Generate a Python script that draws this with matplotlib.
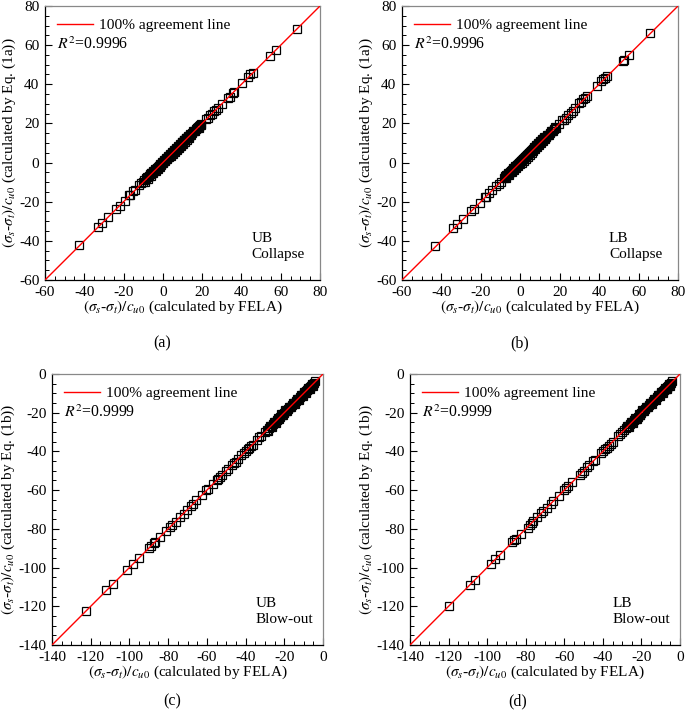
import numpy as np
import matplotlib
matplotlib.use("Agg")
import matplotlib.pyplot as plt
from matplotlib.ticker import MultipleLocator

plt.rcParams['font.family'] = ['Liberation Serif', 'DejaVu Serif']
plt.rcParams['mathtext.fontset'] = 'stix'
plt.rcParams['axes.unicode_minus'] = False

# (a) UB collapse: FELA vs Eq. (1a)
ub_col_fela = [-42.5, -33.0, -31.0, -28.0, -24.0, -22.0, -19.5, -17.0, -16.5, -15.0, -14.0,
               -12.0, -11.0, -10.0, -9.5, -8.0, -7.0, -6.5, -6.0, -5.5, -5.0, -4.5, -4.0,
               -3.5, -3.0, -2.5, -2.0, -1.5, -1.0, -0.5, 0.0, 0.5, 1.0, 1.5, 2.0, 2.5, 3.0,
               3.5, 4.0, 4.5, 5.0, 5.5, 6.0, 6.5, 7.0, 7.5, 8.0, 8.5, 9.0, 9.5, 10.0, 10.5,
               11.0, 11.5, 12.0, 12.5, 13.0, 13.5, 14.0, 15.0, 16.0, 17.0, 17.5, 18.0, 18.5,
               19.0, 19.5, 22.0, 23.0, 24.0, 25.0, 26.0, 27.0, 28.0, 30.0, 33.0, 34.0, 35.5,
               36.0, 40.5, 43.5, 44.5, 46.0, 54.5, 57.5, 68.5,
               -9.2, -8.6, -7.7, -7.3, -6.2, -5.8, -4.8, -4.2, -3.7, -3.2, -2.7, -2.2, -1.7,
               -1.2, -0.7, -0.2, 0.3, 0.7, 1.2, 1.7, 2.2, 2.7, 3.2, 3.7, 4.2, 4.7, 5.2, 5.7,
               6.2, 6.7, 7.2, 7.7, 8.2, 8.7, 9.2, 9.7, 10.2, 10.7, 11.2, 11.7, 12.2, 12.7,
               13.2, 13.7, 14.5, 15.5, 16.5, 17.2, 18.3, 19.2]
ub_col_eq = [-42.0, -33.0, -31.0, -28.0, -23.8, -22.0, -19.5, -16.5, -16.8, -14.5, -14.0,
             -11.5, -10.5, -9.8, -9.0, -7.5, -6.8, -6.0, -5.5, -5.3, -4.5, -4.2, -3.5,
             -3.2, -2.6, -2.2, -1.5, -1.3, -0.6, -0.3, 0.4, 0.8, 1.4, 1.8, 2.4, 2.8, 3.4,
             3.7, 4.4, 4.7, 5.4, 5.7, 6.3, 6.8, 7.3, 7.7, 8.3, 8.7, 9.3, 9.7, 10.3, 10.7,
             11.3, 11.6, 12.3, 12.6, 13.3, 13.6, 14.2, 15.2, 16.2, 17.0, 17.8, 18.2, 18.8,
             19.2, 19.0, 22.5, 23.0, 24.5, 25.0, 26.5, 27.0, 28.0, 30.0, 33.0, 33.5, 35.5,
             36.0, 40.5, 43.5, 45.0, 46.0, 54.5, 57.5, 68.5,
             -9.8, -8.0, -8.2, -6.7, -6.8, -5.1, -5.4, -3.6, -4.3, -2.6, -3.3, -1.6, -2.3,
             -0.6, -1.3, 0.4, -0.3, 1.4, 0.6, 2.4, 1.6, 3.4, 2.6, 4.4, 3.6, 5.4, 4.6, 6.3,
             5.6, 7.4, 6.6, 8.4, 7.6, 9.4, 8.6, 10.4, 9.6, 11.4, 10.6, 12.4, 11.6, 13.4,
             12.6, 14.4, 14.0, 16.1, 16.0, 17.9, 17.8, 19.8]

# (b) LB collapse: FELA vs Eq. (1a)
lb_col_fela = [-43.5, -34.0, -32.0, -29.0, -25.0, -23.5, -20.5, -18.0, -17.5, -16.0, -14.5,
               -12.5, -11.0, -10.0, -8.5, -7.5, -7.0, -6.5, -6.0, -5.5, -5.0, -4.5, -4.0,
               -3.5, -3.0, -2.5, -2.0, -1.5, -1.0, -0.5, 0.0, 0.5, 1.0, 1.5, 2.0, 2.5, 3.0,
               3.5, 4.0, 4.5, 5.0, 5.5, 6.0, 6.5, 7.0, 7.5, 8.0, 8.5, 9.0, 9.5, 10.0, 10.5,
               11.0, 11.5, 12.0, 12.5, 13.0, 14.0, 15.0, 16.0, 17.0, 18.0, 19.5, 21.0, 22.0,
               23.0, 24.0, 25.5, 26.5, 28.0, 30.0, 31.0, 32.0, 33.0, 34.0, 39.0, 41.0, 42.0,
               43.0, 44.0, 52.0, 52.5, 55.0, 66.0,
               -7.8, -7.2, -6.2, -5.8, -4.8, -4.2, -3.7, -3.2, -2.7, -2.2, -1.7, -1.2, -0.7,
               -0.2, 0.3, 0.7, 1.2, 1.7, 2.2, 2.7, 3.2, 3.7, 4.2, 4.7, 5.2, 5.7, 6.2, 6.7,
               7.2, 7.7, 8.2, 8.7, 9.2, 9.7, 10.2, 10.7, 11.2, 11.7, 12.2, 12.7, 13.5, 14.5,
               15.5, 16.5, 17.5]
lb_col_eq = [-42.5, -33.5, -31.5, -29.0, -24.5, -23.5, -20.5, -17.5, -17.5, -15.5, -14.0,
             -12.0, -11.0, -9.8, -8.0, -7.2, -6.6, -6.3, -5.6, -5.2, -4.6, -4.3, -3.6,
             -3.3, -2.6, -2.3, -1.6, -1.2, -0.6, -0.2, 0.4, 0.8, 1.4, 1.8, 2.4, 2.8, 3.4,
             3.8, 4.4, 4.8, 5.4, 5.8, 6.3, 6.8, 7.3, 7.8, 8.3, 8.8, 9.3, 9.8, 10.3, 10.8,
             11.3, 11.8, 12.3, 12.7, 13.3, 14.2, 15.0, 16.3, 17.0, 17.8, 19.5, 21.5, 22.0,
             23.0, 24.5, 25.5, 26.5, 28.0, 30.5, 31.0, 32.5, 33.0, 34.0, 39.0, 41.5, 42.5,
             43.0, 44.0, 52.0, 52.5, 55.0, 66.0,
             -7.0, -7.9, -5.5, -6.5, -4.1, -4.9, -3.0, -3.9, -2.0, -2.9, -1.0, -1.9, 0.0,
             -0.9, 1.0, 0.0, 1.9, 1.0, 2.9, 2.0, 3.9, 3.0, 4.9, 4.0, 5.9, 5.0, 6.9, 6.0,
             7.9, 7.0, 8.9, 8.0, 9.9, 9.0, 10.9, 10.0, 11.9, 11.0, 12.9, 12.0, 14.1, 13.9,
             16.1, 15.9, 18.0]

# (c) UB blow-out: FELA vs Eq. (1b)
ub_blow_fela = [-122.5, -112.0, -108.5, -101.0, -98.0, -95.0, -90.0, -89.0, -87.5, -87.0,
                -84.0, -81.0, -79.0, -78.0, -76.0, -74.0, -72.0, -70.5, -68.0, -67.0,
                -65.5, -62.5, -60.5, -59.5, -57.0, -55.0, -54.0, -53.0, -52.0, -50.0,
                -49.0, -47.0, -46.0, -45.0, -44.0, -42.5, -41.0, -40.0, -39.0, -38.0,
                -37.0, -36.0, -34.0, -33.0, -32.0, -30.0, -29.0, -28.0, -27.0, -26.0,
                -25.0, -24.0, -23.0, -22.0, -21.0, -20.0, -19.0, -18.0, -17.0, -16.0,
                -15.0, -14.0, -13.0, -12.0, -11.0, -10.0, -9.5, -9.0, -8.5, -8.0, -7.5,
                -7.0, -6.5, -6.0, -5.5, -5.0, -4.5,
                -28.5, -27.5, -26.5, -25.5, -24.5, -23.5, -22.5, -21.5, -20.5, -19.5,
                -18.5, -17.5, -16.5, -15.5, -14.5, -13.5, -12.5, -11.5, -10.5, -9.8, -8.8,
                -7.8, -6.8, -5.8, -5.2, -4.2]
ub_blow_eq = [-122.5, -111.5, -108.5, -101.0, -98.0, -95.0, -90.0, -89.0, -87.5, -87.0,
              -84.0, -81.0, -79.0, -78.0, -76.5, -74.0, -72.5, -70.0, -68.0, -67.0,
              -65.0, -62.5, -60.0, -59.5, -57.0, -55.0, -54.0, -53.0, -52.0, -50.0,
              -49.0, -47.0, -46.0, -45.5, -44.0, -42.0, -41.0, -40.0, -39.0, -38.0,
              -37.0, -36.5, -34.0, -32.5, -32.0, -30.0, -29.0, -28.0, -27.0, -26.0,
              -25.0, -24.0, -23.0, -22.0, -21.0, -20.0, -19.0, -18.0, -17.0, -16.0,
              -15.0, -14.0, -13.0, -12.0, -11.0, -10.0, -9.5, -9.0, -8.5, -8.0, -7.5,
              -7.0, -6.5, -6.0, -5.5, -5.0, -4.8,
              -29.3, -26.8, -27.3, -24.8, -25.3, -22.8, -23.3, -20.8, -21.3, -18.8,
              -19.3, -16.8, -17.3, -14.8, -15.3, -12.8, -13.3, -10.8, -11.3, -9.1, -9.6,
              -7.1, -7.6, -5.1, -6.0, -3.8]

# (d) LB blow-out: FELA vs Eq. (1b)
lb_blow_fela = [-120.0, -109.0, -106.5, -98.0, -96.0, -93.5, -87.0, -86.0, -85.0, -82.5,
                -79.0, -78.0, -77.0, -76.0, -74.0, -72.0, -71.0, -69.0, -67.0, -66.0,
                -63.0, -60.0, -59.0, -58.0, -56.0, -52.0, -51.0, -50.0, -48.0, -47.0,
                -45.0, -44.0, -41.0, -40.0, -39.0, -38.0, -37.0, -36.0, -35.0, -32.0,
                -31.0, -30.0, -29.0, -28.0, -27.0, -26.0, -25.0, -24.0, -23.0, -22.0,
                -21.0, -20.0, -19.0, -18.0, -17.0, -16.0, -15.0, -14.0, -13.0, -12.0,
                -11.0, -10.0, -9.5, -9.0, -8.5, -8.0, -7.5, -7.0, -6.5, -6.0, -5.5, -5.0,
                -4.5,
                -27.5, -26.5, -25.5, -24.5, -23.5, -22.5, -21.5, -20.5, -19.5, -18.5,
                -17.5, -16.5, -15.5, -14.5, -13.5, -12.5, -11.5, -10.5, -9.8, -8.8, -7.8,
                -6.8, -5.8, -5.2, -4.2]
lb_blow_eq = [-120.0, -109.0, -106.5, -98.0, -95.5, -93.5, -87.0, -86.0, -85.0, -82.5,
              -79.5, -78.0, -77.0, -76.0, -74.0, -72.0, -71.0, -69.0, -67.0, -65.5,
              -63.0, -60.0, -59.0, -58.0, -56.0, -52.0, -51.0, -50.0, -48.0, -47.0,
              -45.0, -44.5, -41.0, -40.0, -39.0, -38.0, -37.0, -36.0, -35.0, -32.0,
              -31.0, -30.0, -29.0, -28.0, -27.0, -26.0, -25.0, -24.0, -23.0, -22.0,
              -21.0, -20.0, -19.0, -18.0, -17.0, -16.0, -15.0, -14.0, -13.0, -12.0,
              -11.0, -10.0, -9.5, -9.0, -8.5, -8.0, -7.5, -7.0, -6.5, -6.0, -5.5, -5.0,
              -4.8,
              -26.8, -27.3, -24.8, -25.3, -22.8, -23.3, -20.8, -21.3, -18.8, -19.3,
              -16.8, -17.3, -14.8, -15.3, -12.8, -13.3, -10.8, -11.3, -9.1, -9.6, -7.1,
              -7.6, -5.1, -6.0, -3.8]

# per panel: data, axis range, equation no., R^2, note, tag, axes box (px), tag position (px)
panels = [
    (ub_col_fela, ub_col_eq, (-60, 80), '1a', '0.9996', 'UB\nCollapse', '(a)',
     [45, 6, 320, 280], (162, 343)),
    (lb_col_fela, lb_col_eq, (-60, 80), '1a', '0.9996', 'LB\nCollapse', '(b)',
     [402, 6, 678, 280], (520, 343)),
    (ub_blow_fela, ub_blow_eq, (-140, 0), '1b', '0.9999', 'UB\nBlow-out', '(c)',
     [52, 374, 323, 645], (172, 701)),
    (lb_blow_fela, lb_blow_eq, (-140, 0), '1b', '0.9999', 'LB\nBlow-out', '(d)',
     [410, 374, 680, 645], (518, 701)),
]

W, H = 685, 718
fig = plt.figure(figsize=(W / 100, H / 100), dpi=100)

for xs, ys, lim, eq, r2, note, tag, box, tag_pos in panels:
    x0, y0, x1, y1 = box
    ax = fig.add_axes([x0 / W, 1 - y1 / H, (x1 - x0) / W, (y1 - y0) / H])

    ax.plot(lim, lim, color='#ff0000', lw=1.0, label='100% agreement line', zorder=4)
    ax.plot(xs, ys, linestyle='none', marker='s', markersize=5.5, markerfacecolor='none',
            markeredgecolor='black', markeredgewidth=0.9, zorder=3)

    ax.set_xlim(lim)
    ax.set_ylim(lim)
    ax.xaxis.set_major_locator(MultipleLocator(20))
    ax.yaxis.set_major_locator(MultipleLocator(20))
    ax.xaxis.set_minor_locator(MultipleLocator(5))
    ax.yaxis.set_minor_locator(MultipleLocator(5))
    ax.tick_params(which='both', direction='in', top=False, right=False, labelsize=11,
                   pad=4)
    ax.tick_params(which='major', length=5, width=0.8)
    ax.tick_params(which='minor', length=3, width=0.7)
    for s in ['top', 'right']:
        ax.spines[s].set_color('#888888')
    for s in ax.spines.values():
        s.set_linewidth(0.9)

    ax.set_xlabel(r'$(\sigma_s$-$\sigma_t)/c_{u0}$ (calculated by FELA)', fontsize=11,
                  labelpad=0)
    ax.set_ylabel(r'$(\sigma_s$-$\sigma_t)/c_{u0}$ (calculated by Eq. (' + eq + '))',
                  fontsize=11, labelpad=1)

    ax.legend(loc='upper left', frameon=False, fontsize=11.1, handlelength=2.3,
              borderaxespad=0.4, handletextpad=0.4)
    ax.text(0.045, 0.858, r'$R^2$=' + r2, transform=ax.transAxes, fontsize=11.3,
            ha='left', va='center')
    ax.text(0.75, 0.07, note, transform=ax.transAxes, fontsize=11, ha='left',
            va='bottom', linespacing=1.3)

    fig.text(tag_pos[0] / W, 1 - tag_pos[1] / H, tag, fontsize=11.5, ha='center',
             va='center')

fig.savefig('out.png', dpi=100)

* _PROBLEM DETAILS_: Find each line holding the word "matplotlib" and copy it.

* _CORRECT RESULT_:
Generate a Python script that draws this with matplotlib.
import matplotlib
matplotlib.use("Agg")
import matplotlib.pyplot as plt
from matplotlib.ticker import MultipleLocator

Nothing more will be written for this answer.